The South Korean won gained 1 percent to 1,018.95 per dollar after Deputy Finance Minister Shin Je Yoon said the government and central bank will take action against the currency's decline if the market doesn't ``stabilize.'' The won is ``one canary in the coal mine'' and other regional currencies may follow it by weakening, Stephen Jen, chief currency strategist in London at Morgan Stanley, wrote in a research report yesterday.
`Excessive' Moves
Japan's Finance Minister Fukushiro Nukaga said today he's concerned about ``excessive'' currency-market movements. Nippon Steel Corp., the world's second-biggest maker of the alloy, said yesterday the surging yen may damp earnings. Prime Minister Yasuo Fukuda urged foreign-exchange officials to communicate well with overseas authorities about the dollar drop, Kyodo News reported.
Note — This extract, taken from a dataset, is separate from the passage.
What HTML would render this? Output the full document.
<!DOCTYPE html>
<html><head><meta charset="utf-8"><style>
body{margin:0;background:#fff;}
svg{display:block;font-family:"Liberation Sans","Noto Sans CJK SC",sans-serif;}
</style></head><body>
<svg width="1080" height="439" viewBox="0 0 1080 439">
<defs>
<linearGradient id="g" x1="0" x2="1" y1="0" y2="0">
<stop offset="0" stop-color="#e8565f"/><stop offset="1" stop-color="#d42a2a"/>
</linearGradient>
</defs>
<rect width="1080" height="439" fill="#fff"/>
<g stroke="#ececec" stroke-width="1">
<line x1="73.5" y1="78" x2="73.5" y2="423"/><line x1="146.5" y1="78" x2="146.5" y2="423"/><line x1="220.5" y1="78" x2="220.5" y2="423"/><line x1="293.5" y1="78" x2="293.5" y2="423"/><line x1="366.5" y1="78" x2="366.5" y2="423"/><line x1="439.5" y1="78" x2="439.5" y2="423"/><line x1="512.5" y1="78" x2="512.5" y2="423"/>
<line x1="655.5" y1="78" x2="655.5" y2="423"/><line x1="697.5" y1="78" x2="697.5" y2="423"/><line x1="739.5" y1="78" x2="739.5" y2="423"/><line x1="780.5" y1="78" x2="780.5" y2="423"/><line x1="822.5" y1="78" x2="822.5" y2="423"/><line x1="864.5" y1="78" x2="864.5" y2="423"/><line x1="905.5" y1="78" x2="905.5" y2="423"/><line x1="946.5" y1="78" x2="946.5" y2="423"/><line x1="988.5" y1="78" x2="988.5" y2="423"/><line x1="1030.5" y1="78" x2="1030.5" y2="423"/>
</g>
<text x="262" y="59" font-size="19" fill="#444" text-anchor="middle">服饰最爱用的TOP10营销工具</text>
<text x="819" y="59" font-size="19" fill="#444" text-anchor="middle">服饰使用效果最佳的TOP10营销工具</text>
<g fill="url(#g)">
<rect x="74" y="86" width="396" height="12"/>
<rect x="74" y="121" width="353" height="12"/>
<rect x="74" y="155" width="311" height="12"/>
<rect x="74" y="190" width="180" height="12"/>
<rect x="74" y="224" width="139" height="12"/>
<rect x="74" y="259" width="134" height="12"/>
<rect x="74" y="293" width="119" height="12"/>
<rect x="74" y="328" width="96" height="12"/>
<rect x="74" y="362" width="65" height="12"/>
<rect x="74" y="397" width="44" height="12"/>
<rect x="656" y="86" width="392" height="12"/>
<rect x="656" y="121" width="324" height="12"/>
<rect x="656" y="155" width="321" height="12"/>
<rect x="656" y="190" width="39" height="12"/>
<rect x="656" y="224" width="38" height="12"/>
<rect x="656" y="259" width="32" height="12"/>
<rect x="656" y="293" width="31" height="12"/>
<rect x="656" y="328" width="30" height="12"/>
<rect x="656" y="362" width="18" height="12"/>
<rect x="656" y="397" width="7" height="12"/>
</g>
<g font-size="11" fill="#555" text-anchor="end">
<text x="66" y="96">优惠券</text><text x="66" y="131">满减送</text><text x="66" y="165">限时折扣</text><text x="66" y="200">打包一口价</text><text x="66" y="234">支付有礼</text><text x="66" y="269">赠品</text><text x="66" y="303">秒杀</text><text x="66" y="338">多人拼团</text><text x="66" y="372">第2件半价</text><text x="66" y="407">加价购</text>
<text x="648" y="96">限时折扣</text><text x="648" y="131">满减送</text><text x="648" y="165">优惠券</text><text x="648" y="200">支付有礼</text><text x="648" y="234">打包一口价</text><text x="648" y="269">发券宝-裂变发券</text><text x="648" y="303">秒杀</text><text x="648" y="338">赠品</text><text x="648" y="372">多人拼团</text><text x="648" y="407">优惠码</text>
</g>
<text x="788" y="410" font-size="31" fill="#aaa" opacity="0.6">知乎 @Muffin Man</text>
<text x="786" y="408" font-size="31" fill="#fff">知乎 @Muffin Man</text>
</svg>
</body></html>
``I'm concerned with when the U.S. dollar will reach a bottom, and what monetary policies the U.S. will take,'' China's Premier Wen Jiabao told a press conference after the close of the annual legislature meeting. The yuan was little changed at 7.0854, close to the highest since the end of its dollar link in 2005.
The U.S. currency fell 0.4 percent to 0.9805 Swiss franc, approaching a record low of 0.9638. Switzerland's currency gained 16 percent against the dollar this year. It climbed almost 3 percent in a day after the Sept. 11, 2001, terrorist attacks.
Lehman Brothers Holdings Inc., the fourth-largest U.S. securities firm, today may report its lowest quarterly profit since 2003, a day after its stock slumped 19 percent. Chief Executive Officer Richard Fuld yesterday said easier Fed lending conditions will take ``the liquidity issue for the entire industry off the table.''
Fed Outlook
Traders saw a 78 percent likelihood the Fed will cut its target rate by 1 point at today's meeting, according to futures on the Chicago Board of Trade. There is a 22 percent chance the rate will be lowered 1.25 points, futures show. The Fed lowered the rate it charges commercial banks for loans by a quarter-point to 3.25 percent on the weekend.
``The best way of positioning for the uncertainty surrounding this decision is to sell the dollar against the yen,'' said analysts led by London-based global head of currency strategy David Woo at Barclays Capital in a research note yesterday. ``If the Fed eases policy aggressively, the dollar will be under pressure across currencies.''
Housing Slump
Interest rates are 0.5 percent in Japan, 4 percent in Europe, 7.25 percent in Australia, 8.25 percent in New Zealand and 2.75 percent in Switzerland. The Japanese government nominated Koji Tanami, a former vice finance minister, to replace Bank of Japan Governor Toshihiko Fukui when his term expires tomorrow.
``The leading opposition party may not accept Tanami,'' said Kenta Inoue, economist and currency analyst in Tokyo at Mitsubishi UFJ Securities, a unit of Japan's largest publicly listed lender. ``The foreign exchange market has been contemplating the possibility the BOJ will have no governor, so the impact on the yen may be limited.''
The U.S. currency has lost 15 percent against the euro and 17 percent versus the yen in the past year as the worst housing slump since 1991 forced the Fed to cut its benchmark rate 2.25 percentage points.
The dollar also weakened on speculation data will show a real-estate slump pushing the U.S. economy into a recession. U.S. housing starts fell to 995,000 units at an annual rate in February, the lowest since 1991, according to a Bloomberg survey. The Commerce Department will release the data at 8:30 a.m. in Washington today.
Subprime Losses
``There's nothing to indicate the dollar has hit bottom,'' said Tohru Sasaki, chief currency strategist in Tokyo at JPMorgan Chase & Co. and a former chief currency trader at the Bank of Japan. ``Evidence that writedowns are growing is a negative factor. Weak economic data still have the potential to send the dollar lower.''
The U.S. currency may fall to 95 yen this week, he forecast.
The dollar recovered some ground yesterday as stocks pared losses. The Standard & Poor's 500 index fell 0.9 percent yesterday, paring a drop of as much as 2.4 percent.
The dollar's decline against the yen may stall this week, said Hiroshi Koga, head of the foreign exchange department of Athena FX Co., a Tokyo-based brokerage that handles 3.8 billion yen ($39 million) in customers money. A so-called candle chart, that displays a currency's high, low, open and close for each day, indicates a recovery, said Koga.
``The dollar selling versus the yen was overshot,'' said Koga. ``It will likely rebound to 99 yen in a few days.''
The candle chart yesterday showed a so-called ``long lower shadow and a short upper shadow,'' a formation that signals selling of the dollar may fade. Separately, the dollar's 14-day relative strength index against the yen was at 21.2 today. A level below 30 signals losses may be excessive.